Cari Blog Ini

Bidvertiser

Rabu, 10 Desember 2014

Jalur Sutra Maritim (CPF Luhulima)

PADA  East Asia Summit IX di Naypyidaw, Myanmar, 13 November 2014, Presiden Joko Widodo mencanangkan agenda pembangunan Indonesia sebagai poros maritim dunia ini dengan lima pilar utama.
"Pertama, kami akan membangun kembali budaya maritim Indonesia. Sebagai negara yang terdiri dari 17.000 pulau, bangsa Indonesia harus menyadari dan melihat dirinya sebagai bangsa yang identitasnya, kemakmurannya, dan masa depannya, sangat ditentukan oleh bagaimana kita mengelola samudra.

Kedua, kami akan menjaga dan mengelola sumber daya laut, dengan fokus membangun kedaulatan pangan laut, melalui pengembangan industri perikanan, dengan menempatkan nelayan sebagai pilar utama. Kekayaan maritim kami akan digunakan sebesar-sebesarnya untuk kepentingan rakyat kami.

Ketiga, kami akan memberi prioritas pada pengembangan infrastruktur dan konektivitas maritim, dengan membangun tol laut, deep seaport, logistik, industri perkapalan, dan pariwisata maritim.

Keempat, melalui diplomasi maritim, kami mengajak semua mitra Indonesia untuk bekerja sama di bidang kelautan ini. Bersama-sama kita harus menghilangkan sumber konflik di laut, seperti pencurian ikan, pelanggaran kedaulatan, sengketa wilayah, perompakan, dan pencemaran laut. Laut harus menyatukan, bukan memisahkan, kita semua.

Kelima, sebagai negara yang menjadi titik tumpu dua samudra, Indonesia memiliki kewajiban membangun kekuatan pertahanan maritim. Hal ini diperlukan tidak hanya untuk menjaga kedaulatan dan kekayaan maritim, tetapi juga sebagai bentuk tanggung jawab kami dalam menjaga keselamatan pelayaran dan keamanan maritim."

Kelima pilar di atas ini menjadi fokus pembangunan Indonesia pada abad ke-21. Indonesia akan menjadi poros maritim dunia, kekuatan yang mengarungi dua samudra, sebagai bangsa bahari yang sejahtera dan berwibawa.
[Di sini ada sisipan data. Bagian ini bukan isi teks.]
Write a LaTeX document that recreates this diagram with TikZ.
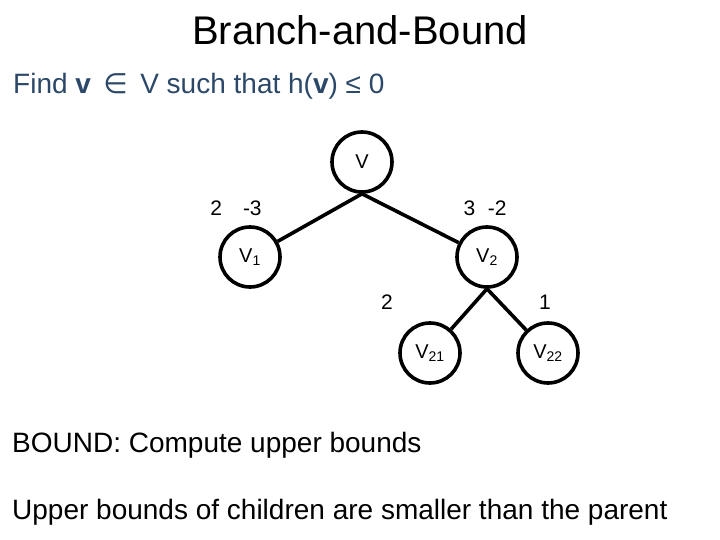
\documentclass[tikz,border=0pt]{standalone}
\usepackage{fontspec}
\setmainfont{Liberation Sans}
\newfontfamily\symfont{DejaVu Sans}
\definecolor{findcol}{RGB}{44,72,104}
\begin{document}
\begin{tikzpicture}[x=1pt,y=-1pt,
  tnode/.style={draw,line width=3.6pt,circle,minimum size=60pt,inner sep=0pt,font=\fontsize{20}{22}\selectfont},
  edge/.style={line width=3.6pt},
  lab/.style={font=\fontsize{21}{24}\selectfont},
  big/.style={font=\fontsize{28}{32}\selectfont,anchor=west,inner sep=0pt}]
\useasboundingbox (0,0) rectangle (720,540);
\node[font=\fontsize{40}{44}\selectfont] (title) at (360,30) {Branch-and-Bound};
\node[big,text=findcol] (find) at (13,86) {Find \textbf{v} \,{\symfont ∈}\, V such that h(\textbf{v}) ≤ 0};
\node[tnode] (V) at (362,162) {V};
\node[tnode] (V1) at (250,257) {V\textsubscript{1}};
\node[tnode] (V2) at (487,257) {V\textsubscript{2}};
\node[tnode] (V21) at (430,353) {V\textsubscript{21}};
\node[tnode] (V22) at (548,353) {V\textsubscript{22}};
\draw[edge] (V.south) -- (V1);
\draw[edge] (V.south) -- (V2);
\draw[edge] (V2.south) -- (V21);
\draw[edge] (V2.south) -- (V22);
\node[lab] (l1) at (236,208) {2\hspace{1em}-3};
\node[lab] (l2) at (485,208) {3\hspace{0.6em}-2};
\node[lab] (l3) at (387,302) {2};
\node[lab] (l4) at (545,302) {1};
\node[big] (bound) at (12,445) {BOUND: Compute upper bounds};
\node[big] (upper) at (12,512) {Upper bounds of children are smaller than the parent};
\end{tikzpicture}
\end{document}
Apabila kita bandingkan dengan niat Tiongkok membangun Jalur Sutra yang bertujuan menyelidiki nilai-nilai dan konsep jalur kuno itu, memperkayanya dengan arti baru bagi masa kini dan depan. Selain itu, Tiongkok juga mengembangkan kemitraan ekonomi dengan negara-negara sepanjang jalur itu serta mengintegrasikan kerja sama pada masa kini dan masa depan sepanjang jalur laut menuju ke saling keberuntungan. Kedua kebijakan Tiongkok ini dan Indonesi,  dapat dilihat sebagai kebijakan yang sejajar yang dapat ditransformasikan menjadi kebijakan yang saling melengkapi.

Laut adalah dasar dan wahana untuk membangun Jalur Sutra Maritim kendatipu jalur darat juga dibangun kembali untuk pertukaran barang, teknologi, dan pengetahuan. Lautan adalah sumber daya bagi pembangunan berkelanjutan. Tiongkok perlu membuka daerah-daerah pantai dan mendorong pembangunan konektivitas dengan negara-negara tetangga dekat dan jauh.

Jalur Sutra ini akan mulai dari pelabuhan-pelabuhan Tiongkok melalui Laut Tiongkok Selatan (LTS), Selat Malaka, Selat Sunda dan Selat Lombok menuju ke Teluk Parsi, Laut Merah, dan Teluk Aden menuju Eropa melewati Lautan Hindia. Jalur ini akan meluas dari Asia ke Afrika Timur dan Asia Barat dan Eropa dan akan bergantung terutama kepada negara-negara ASEAN.

Pembangunan Jalur Sutra Maritim abad ke-21 ini ditopang dengan pendanaan melalui pembentukan Bank Investasi Infrastruktur Asia (AIIB), yang sudah ditandatangani oleh 21 negara, termasuk sembilan negara
ASEAN minus Indonesia, Banglades, Tiongkok, India, Kazakhstan, Kuwait, Mongolia, Nepal, Oman, Pakistan, Qatar, Sri Lanka, dan Uzbekistan.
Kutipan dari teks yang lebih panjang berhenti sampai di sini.